— START OF RECORDS TO USE —

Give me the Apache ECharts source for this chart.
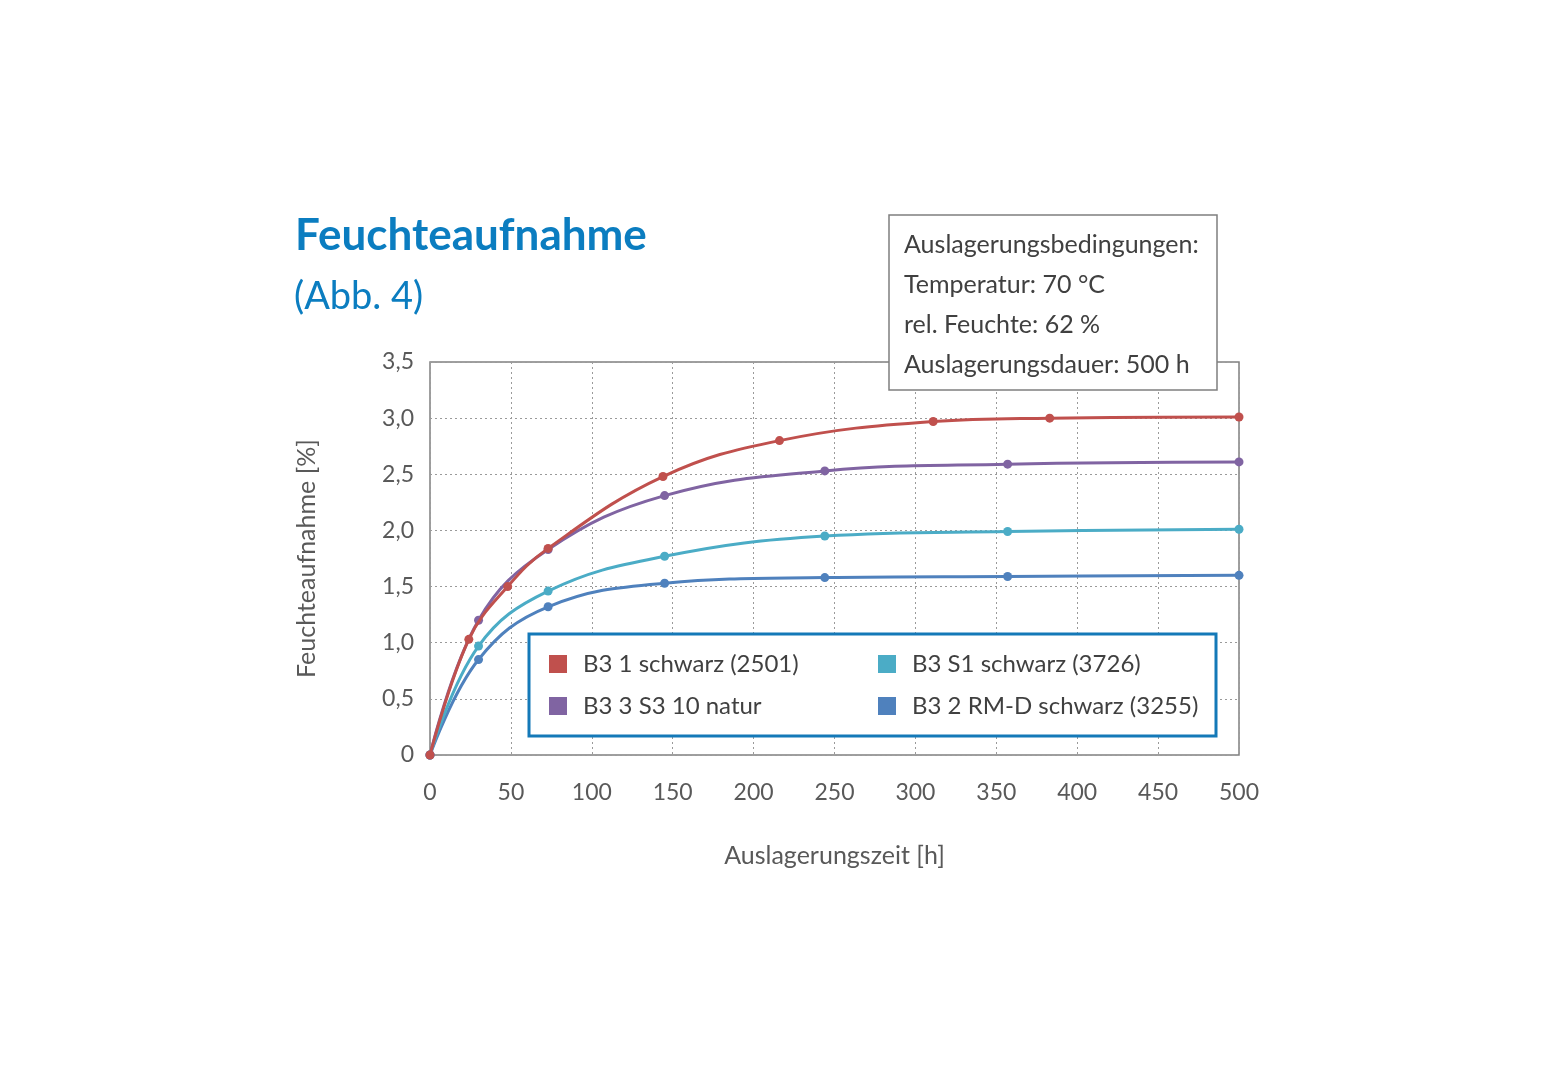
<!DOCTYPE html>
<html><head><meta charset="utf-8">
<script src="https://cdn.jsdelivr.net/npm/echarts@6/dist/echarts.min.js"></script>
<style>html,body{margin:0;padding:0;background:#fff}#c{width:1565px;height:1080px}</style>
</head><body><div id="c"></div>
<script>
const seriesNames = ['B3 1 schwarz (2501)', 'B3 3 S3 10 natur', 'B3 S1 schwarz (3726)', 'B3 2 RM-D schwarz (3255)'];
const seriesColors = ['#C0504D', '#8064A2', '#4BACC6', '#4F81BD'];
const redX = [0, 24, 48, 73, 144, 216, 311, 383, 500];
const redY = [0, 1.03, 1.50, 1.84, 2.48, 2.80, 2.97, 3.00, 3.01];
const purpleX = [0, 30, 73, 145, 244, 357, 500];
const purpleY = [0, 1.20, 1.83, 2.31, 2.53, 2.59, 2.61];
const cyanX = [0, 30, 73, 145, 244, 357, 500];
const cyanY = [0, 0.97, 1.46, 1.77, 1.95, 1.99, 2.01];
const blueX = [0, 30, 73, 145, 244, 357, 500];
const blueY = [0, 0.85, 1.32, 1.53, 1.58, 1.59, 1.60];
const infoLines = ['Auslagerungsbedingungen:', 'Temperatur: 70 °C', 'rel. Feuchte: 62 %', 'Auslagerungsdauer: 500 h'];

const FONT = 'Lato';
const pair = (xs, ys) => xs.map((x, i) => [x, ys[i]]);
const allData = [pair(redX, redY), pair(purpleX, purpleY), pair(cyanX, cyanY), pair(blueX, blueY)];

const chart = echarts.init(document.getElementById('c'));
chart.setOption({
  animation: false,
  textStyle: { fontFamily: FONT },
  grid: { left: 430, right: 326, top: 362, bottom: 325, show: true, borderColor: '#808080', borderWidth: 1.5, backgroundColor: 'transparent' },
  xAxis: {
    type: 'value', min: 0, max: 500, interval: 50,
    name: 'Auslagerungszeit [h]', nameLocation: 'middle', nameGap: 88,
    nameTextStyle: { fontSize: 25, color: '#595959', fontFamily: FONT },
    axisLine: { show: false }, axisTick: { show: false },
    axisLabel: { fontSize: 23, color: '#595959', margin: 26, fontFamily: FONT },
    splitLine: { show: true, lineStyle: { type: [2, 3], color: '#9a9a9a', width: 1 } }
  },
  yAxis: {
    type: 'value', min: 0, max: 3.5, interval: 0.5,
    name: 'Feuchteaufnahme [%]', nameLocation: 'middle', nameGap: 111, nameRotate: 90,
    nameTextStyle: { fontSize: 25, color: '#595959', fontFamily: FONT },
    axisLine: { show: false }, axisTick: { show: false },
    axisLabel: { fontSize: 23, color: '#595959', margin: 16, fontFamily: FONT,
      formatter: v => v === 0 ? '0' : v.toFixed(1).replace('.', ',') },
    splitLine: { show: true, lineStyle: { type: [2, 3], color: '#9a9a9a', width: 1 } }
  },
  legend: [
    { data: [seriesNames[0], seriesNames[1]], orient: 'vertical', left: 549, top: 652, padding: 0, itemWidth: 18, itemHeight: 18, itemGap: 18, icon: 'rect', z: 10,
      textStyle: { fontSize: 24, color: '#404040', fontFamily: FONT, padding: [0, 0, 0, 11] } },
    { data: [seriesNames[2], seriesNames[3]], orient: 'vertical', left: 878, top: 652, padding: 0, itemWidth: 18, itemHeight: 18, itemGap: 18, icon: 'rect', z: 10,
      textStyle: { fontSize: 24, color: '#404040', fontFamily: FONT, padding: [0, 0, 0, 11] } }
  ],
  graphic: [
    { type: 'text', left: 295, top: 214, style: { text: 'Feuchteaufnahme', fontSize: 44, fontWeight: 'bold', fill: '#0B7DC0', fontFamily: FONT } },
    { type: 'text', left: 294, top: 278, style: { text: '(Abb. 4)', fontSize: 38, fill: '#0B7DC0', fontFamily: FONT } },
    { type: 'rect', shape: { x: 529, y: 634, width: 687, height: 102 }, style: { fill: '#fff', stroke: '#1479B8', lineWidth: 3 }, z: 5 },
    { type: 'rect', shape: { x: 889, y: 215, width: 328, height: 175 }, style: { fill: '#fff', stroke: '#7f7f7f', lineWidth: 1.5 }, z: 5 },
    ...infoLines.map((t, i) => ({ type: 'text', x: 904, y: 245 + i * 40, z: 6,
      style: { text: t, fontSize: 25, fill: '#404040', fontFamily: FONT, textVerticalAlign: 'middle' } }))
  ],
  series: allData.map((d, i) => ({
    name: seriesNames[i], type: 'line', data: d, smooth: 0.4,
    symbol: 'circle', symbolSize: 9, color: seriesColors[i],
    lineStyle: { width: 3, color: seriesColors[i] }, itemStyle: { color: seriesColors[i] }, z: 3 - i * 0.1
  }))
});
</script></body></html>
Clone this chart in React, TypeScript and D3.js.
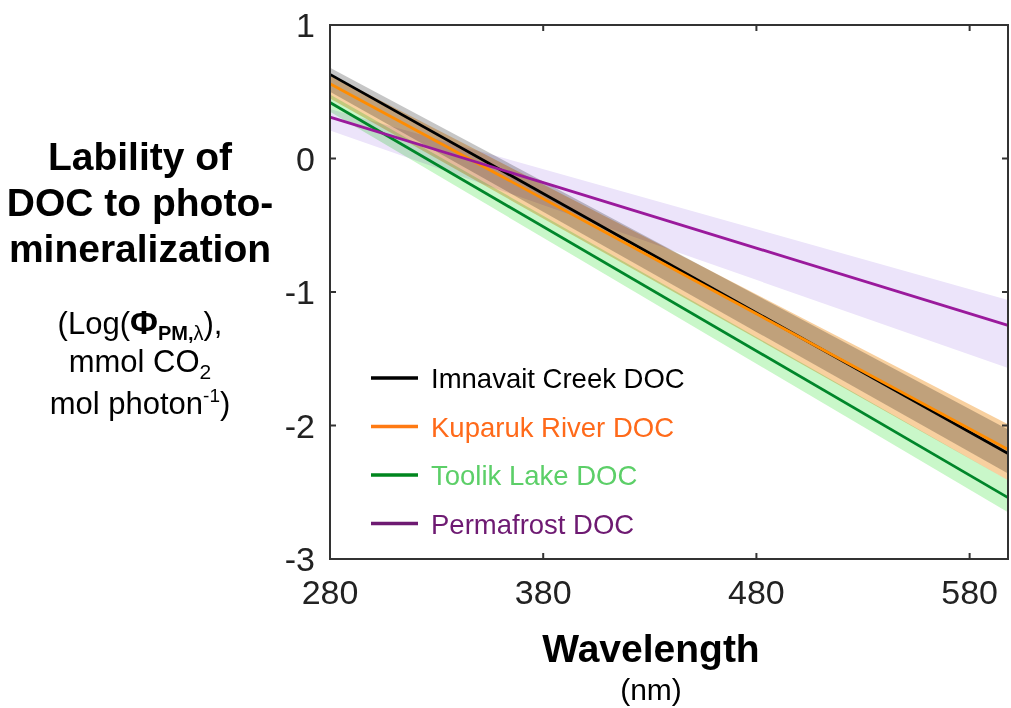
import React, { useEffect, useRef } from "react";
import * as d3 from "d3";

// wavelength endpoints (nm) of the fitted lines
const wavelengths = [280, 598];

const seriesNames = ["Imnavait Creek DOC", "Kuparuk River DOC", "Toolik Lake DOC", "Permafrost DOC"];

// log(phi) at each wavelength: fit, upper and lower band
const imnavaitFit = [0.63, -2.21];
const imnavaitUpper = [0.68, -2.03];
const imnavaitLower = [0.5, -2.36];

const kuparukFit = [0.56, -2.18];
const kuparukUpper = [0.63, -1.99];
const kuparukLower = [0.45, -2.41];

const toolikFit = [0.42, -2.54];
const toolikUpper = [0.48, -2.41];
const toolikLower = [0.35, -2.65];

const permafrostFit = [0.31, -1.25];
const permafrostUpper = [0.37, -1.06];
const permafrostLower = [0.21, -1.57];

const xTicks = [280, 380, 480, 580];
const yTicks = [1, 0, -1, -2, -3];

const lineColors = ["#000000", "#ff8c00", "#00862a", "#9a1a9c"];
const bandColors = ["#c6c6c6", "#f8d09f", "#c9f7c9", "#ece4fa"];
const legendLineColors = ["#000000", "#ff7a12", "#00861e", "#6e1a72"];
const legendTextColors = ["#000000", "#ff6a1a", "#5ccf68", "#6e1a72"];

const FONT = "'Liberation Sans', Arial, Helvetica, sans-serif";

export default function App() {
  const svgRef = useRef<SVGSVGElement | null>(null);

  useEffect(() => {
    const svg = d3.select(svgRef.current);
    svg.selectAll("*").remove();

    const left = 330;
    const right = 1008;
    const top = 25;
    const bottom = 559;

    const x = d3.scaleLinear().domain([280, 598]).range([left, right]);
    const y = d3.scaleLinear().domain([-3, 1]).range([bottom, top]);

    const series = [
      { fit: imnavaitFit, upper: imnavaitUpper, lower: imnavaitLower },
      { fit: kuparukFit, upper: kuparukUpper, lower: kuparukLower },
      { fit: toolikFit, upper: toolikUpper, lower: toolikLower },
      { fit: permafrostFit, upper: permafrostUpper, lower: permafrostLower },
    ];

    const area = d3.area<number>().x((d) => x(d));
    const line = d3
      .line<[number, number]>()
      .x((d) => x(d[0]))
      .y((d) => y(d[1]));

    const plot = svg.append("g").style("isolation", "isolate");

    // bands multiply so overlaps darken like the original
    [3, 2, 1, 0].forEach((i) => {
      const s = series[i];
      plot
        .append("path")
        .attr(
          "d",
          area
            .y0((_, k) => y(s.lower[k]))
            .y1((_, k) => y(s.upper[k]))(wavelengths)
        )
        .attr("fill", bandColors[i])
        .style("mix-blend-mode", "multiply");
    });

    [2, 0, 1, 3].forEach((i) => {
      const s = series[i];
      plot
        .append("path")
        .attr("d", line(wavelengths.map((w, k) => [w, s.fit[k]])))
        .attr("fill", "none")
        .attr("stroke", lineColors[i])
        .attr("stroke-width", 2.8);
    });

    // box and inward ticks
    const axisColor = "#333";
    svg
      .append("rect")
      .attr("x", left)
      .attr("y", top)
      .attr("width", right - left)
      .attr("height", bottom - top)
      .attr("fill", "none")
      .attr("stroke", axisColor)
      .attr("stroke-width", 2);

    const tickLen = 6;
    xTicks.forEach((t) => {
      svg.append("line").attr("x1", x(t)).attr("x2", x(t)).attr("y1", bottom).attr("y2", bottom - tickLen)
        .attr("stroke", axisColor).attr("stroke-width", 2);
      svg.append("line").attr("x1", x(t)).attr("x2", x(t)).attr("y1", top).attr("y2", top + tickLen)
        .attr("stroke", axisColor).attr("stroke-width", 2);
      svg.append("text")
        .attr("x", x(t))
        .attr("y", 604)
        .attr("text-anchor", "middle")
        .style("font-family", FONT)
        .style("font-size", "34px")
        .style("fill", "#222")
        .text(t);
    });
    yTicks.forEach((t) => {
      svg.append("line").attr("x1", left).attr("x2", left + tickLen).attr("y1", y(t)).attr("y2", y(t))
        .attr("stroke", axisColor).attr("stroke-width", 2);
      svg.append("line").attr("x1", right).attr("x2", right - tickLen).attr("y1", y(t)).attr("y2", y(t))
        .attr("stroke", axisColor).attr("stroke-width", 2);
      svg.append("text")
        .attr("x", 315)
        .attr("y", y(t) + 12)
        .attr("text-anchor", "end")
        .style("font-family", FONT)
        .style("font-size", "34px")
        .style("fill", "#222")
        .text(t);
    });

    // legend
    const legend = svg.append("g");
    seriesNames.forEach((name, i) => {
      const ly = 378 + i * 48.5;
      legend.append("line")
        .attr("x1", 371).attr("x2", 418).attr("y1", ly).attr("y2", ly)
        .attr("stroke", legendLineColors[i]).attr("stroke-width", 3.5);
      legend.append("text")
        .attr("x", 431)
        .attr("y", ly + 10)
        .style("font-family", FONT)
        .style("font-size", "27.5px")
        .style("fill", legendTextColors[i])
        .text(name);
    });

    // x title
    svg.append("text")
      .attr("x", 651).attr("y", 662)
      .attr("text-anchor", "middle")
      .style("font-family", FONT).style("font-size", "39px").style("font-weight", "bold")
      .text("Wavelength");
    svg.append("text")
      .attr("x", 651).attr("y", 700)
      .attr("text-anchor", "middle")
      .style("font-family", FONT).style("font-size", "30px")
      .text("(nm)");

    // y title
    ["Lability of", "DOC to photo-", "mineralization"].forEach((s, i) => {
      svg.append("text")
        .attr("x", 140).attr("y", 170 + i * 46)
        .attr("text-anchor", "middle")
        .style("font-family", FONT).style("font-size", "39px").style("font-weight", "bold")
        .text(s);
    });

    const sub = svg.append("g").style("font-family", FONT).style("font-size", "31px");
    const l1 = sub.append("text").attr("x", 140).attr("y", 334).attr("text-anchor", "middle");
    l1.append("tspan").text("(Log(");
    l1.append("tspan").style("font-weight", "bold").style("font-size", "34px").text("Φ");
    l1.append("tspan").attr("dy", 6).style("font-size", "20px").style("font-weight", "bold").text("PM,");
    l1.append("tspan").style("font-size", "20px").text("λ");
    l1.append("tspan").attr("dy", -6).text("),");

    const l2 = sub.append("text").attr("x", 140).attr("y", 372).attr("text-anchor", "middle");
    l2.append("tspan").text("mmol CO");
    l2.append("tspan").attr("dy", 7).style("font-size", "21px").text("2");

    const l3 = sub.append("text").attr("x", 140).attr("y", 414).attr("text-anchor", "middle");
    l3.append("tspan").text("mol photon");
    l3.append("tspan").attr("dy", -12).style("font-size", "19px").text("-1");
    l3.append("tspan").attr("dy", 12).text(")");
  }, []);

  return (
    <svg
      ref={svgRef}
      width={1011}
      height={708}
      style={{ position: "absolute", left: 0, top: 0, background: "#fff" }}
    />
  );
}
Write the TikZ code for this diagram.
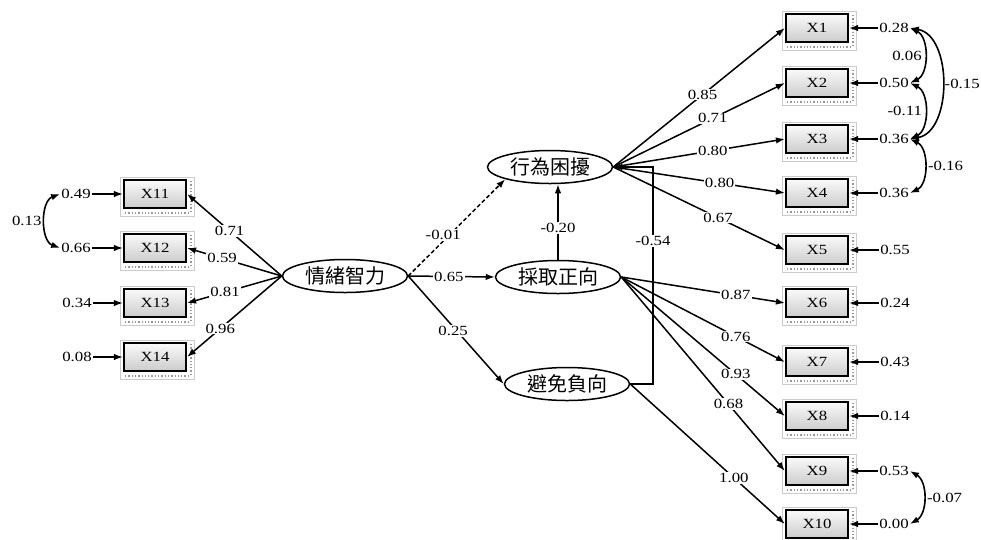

— END OF RECORDS TO USE —

• EXERCISE DESCRIPTION: State the count of lines with the word "this" in them, and write nothing else.

• RESPONSE TO THE TASK: 3